The SRB has been designated as the primary authority responsible for the collection and enforcement of agricultural income tax under the new AIT Law. This decision reflects the government’s confidence in the SRB’s ability to efficiently manage tax collection and ensure compliance.

The SRB will play a crucial role in implementing the new tax framework, including:

Conducting awareness campaigns to educate farmers about the new tax regulations.

Developing a streamlined process for tax filing and payment.

Ensuring transparency and accountability in tax collection.

Enforcing penalties for non-compliance to deter tax evasion.

The introduction of the AIT Law is expected to have far-reaching implications for Sindh’s agricultural sector. By introducing a structured and progressive tax system, the government aims to:

Promote equity by ensuring that higher-income farmers and corporate entities contribute their fair share.

Generate additional revenue to fund development projects in the agricultural sector and beyond.

Encourage transparency and accountability in financial reporting among farmers and agricultural companies.

However, the success of the new tax regime will depend on effective implementation and enforcement.

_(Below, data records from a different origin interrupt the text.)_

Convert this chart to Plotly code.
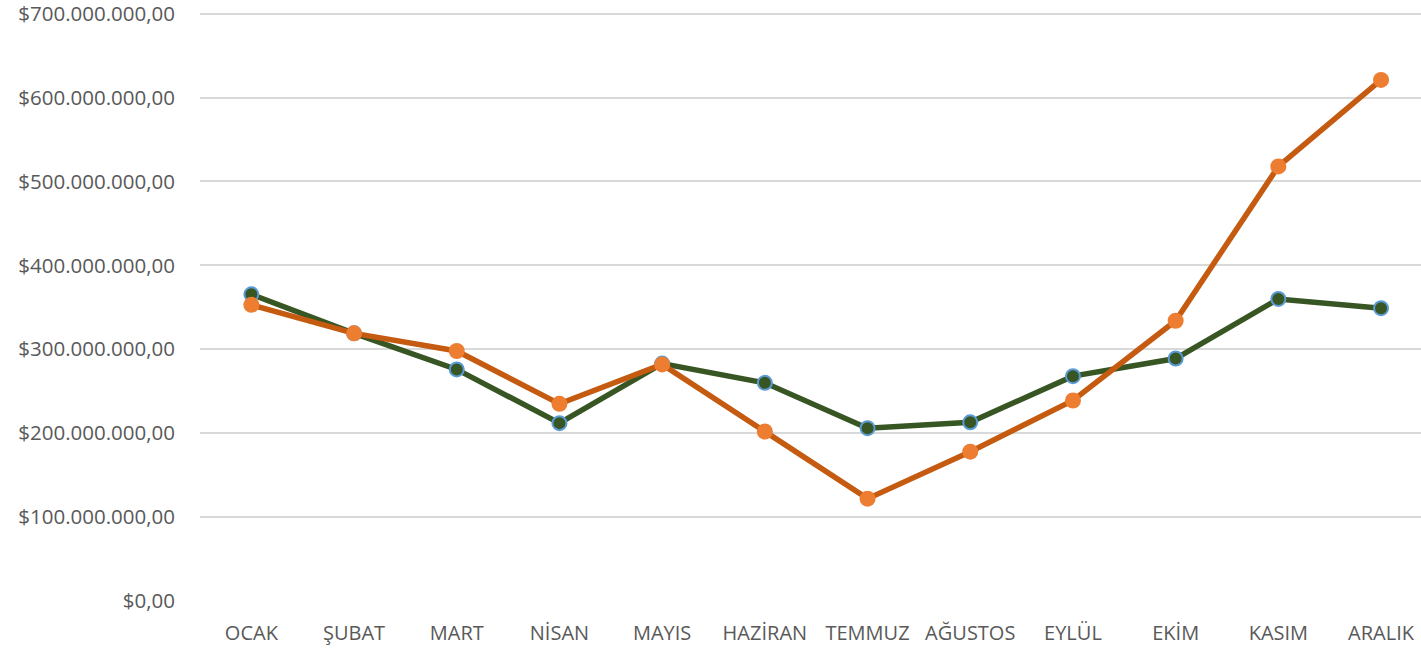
import plotly.graph_objects as go

months = ["OCAK", "ŞUBAT", "MART", "NİSAN", "MAYIS", "HAZİRAN", "TEMMUZ",
          "AĞUSTOS", "EYLÜL", "EKİM", "KASIM", "ARALIK"]
green_vals = [365.5e6, 319e6, 276e6, 212e6, 283e6, 260e6, 206e6, 213e6,
              268e6, 289e6, 360e6, 349e6]
orange_vals = [353e6, 319e6, 298e6, 235e6, 282e6, 202e6, 122e6, 178e6,
               239e6, 334e6, 518e6, 621e6]
y_ticks = [0, 100e6, 200e6, 300e6, 400e6, 500e6, 600e6, 700e6]
y_tick_text = ["$0,00", "$100.000.000,00", "$200.000.000,00", "$300.000.000,00",
               "$400.000.000,00", "$500.000.000,00", "$600.000.000,00", "$700.000.000,00"]

fig = go.Figure()
fig.add_trace(go.Scatter(
    x=months, y=green_vals, mode="lines+markers",
    line=dict(color="#375623", width=5.5),
    marker=dict(size=14, color="#375623", line=dict(color="#5b9bd5", width=2)),
    showlegend=False, cliponaxis=False, hoverinfo="skip"))
fig.add_trace(go.Scatter(
    x=months, y=orange_vals, mode="lines+markers",
    line=dict(color="#c55a11", width=5.5),
    marker=dict(size=16, color="#ed7d31", line=dict(width=0)),
    showlegend=False, cliponaxis=False, hoverinfo="skip"))

fig.update_layout(
    width=1421, height=652,
    margin=dict(l=200, r=0, t=12, b=51),
    paper_bgcolor="white", plot_bgcolor="white",
    font=dict(family="Open Sans, Noto Sans, sans-serif", size=20, color="#595959"),
    xaxis=dict(range=[-0.5, 11.389], showgrid=False, zeroline=False, showline=False,
               ticks="", tickfont=dict(size=20, color="#595959"), ticklabelstandoff=18,
               automargin=False),
    yaxis=dict(range=[0, 702e6], tickvals=y_ticks, ticktext=y_tick_text,
               showgrid=True, gridcolor="#d9d9d9", gridwidth=2, zeroline=False,
               showline=False, ticks="", ticklabelstandoff=24,
               ticklabeloverflow="allow", automargin=False,
               tickfont=dict(size=20.5, color="#595959")),
)
fig.write_html("out.html", config={"displayModeBar": False},
               post_script="document.body.style.margin='0';document.body.style.overflow='hidden';")
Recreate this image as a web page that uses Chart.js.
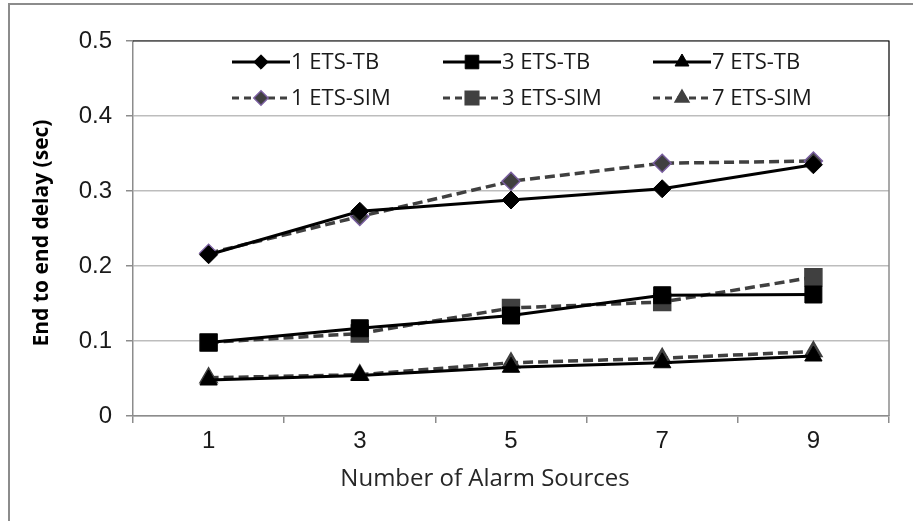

The SRB will need to work closely with farmers, agricultural associations, and other stakeholders to address potential challenges and ensure a smooth transition.

The AIT Law is aligned with the National Fiscal Pact, a framework designed to harmonize tax policies between the provinces and the federal government. By adopting this legislation, Sindh is taking a significant step toward fulfilling its commitments under the pact and contributing to the overall economic stability of the country.

With the approval of the Sindh Provincial Cabinet, the AIT Law is now ready for introduction in the Sindh Assembly. Once passed, the law will undergo a phased implementation process, with the new tax framework taking effect from January 1, 2025.

In the meantime, the SRB will focus on preparing for its new role, including developing the necessary infrastructure, training staff, and engaging with stakeholders to ensure a seamless transition.